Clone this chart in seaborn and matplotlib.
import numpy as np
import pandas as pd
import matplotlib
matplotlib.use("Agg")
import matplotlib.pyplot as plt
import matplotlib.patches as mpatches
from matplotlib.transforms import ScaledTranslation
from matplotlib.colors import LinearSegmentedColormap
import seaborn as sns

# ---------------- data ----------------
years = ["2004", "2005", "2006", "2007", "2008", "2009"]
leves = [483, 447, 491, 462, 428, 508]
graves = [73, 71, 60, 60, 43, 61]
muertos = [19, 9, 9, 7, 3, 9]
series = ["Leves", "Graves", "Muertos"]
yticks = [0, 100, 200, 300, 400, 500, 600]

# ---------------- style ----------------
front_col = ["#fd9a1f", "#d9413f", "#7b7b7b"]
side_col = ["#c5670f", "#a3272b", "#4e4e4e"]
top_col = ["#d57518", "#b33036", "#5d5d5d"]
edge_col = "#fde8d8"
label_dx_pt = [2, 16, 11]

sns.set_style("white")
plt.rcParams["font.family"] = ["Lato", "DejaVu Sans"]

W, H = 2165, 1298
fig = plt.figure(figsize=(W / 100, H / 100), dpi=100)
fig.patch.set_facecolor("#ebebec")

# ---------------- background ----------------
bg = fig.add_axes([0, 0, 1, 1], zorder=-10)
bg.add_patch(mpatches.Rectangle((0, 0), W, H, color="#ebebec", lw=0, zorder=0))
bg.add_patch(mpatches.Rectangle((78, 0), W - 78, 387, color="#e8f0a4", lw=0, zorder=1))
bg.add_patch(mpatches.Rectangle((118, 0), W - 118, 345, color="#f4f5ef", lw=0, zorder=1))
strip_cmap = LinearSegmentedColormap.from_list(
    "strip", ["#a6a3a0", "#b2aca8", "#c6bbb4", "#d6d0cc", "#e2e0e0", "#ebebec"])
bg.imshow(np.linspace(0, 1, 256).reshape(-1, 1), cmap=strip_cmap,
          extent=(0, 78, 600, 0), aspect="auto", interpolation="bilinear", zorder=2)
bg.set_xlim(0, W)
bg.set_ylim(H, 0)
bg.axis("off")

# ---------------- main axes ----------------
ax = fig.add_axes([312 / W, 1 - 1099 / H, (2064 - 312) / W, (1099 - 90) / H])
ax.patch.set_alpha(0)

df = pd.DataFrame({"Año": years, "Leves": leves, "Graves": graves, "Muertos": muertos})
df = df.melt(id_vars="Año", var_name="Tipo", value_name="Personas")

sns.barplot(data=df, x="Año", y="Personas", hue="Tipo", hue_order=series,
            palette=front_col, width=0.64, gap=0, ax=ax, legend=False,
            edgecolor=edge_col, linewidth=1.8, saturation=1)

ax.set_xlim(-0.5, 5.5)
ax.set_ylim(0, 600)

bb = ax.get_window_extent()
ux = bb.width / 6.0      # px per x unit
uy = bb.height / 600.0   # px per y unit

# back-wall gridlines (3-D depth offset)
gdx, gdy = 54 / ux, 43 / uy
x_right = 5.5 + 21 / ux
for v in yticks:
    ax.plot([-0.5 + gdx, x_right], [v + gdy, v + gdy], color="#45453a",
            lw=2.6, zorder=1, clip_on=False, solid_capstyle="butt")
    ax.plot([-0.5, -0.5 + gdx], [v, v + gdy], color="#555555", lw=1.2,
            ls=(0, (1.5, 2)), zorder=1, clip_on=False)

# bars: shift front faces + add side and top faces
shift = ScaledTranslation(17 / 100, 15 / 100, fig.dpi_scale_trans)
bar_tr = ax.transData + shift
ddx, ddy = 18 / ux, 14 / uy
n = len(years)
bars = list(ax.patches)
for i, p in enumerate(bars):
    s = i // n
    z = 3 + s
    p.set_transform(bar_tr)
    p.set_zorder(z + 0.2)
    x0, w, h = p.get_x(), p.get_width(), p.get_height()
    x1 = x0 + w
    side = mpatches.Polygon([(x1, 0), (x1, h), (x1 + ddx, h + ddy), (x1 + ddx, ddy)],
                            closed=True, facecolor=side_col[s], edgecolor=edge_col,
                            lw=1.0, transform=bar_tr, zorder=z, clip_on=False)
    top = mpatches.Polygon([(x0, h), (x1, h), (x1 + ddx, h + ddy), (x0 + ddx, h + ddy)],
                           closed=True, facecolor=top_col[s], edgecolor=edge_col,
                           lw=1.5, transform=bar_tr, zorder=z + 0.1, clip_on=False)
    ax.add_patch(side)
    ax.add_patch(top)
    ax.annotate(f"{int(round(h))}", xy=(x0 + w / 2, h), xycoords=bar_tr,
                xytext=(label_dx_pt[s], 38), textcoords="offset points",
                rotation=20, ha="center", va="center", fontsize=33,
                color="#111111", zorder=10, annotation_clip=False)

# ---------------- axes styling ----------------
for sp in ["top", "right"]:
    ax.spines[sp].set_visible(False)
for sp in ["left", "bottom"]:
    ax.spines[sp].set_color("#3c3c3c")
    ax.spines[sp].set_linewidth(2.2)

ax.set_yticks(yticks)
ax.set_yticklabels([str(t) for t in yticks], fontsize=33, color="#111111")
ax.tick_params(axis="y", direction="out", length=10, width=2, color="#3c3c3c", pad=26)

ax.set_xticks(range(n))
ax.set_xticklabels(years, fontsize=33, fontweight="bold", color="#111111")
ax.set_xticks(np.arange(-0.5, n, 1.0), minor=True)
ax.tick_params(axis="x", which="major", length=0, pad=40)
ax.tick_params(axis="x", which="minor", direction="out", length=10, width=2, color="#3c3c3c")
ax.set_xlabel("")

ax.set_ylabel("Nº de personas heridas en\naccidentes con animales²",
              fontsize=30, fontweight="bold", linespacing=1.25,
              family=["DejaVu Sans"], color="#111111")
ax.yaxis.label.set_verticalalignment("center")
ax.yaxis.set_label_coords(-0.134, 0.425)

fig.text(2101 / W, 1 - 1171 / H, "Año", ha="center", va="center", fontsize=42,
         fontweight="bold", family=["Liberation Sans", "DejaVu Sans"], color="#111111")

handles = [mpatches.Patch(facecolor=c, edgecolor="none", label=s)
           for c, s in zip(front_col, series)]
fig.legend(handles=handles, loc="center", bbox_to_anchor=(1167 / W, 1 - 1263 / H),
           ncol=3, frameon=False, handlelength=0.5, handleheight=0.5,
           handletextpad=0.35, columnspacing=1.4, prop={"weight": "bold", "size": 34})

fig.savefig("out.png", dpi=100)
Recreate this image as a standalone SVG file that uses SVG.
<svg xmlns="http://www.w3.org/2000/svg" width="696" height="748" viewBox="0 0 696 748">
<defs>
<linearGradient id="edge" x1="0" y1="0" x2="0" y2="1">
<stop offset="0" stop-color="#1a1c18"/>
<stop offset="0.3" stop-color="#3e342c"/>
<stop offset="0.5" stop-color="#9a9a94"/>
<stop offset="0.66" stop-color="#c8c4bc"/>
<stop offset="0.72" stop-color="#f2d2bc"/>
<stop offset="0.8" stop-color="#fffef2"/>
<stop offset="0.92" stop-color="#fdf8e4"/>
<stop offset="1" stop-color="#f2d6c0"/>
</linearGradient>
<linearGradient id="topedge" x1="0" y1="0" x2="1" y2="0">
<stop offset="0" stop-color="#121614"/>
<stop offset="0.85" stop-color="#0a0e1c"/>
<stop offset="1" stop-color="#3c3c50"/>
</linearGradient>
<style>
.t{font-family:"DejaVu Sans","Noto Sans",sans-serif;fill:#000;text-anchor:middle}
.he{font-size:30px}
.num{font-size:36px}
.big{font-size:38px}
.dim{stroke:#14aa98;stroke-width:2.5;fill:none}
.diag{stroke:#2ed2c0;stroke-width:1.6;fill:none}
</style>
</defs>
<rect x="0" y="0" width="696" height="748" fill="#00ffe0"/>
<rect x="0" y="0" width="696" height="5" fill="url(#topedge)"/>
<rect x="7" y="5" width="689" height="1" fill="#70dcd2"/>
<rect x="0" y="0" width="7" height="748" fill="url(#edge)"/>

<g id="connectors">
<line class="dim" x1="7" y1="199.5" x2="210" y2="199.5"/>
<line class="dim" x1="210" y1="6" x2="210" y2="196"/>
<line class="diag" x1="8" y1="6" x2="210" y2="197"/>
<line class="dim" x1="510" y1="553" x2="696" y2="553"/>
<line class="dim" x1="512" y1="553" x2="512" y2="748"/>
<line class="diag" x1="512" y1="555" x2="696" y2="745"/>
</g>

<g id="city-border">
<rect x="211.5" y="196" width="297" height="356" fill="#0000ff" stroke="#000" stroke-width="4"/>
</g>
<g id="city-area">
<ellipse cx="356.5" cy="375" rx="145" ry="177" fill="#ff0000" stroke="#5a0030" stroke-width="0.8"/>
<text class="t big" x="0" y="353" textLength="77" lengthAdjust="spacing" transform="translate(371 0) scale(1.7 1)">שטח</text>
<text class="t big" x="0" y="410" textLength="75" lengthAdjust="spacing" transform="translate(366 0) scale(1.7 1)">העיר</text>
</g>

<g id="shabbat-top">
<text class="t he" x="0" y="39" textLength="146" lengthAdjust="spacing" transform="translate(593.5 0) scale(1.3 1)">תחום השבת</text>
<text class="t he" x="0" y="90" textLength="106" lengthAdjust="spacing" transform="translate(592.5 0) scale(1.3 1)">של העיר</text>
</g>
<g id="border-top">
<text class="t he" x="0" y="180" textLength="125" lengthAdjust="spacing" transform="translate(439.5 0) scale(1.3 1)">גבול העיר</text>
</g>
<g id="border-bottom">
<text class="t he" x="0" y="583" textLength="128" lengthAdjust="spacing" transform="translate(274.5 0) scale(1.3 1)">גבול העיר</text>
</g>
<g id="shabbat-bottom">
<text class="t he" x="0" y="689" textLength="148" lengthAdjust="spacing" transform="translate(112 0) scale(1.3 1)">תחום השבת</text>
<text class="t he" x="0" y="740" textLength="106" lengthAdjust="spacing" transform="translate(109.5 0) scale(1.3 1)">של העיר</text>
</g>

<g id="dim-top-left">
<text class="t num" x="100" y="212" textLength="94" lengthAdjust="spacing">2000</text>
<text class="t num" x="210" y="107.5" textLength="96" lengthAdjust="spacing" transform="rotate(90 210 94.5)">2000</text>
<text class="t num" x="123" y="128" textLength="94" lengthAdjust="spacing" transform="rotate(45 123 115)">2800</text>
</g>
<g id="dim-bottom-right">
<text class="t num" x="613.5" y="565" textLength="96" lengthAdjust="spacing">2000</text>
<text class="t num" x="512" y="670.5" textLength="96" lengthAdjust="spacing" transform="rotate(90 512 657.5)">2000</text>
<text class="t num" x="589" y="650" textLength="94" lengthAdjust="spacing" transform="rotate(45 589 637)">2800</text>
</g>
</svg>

***

Exercise aim: Write out word for word only the lines from the start of the entries down to the line with "ax.patch.set_alpha(0)", please, including both ends.

Task answer:
Clone this chart in seaborn and matplotlib.
import numpy as np
import pandas as pd
import matplotlib
matplotlib.use("Agg")
import matplotlib.pyplot as plt
import matplotlib.patches as mpatches
from matplotlib.transforms import ScaledTranslation
from matplotlib.colors import LinearSegmentedColormap
import seaborn as sns

# ---------------- data ----------------
years = ["2004", "2005", "2006", "2007", "2008", "2009"]
leves = [483, 447, 491, 462, 428, 508]
graves = [73, 71, 60, 60, 43, 61]
muertos = [19, 9, 9, 7, 3, 9]
series = ["Leves", "Graves", "Muertos"]
yticks = [0, 100, 200, 300, 400, 500, 600]

# ---------------- style ----------------
front_col = ["#fd9a1f", "#d9413f", "#7b7b7b"]
side_col = ["#c5670f", "#a3272b", "#4e4e4e"]
top_col = ["#d57518", "#b33036", "#5d5d5d"]
edge_col = "#fde8d8"
label_dx_pt = [2, 16, 11]

sns.set_style("white")
plt.rcParams["font.family"] = ["Lato", "DejaVu Sans"]

W, H = 2165, 1298
fig = plt.figure(figsize=(W / 100, H / 100), dpi=100)
fig.patch.set_facecolor("#ebebec")

# ---------------- background ----------------
bg = fig.add_axes([0, 0, 1, 1], zorder=-10)
bg.add_patch(mpatches.Rectangle((0, 0), W, H, color="#ebebec", lw=0, zorder=0))
bg.add_patch(mpatches.Rectangle((78, 0), W - 78, 387, color="#e8f0a4", lw=0, zorder=1))
bg.add_patch(mpatches.Rectangle((118, 0), W - 118, 345, color="#f4f5ef", lw=0, zorder=1))
strip_cmap = LinearSegmentedColormap.from_list(
    "strip", ["#a6a3a0", "#b2aca8", "#c6bbb4", "#d6d0cc", "#e2e0e0", "#ebebec"])
bg.imshow(np.linspace(0, 1, 256).reshape(-1, 1), cmap=strip_cmap,
          extent=(0, 78, 600, 0), aspect="auto", interpolation="bilinear", zorder=2)
bg.set_xlim(0, W)
bg.set_ylim(H, 0)
bg.axis("off")

# ---------------- main axes ----------------
ax = fig.add_axes([312 / W, 1 - 1099 / H, (2064 - 312) / W, (1099 - 90) / H])
ax.patch.set_alpha(0)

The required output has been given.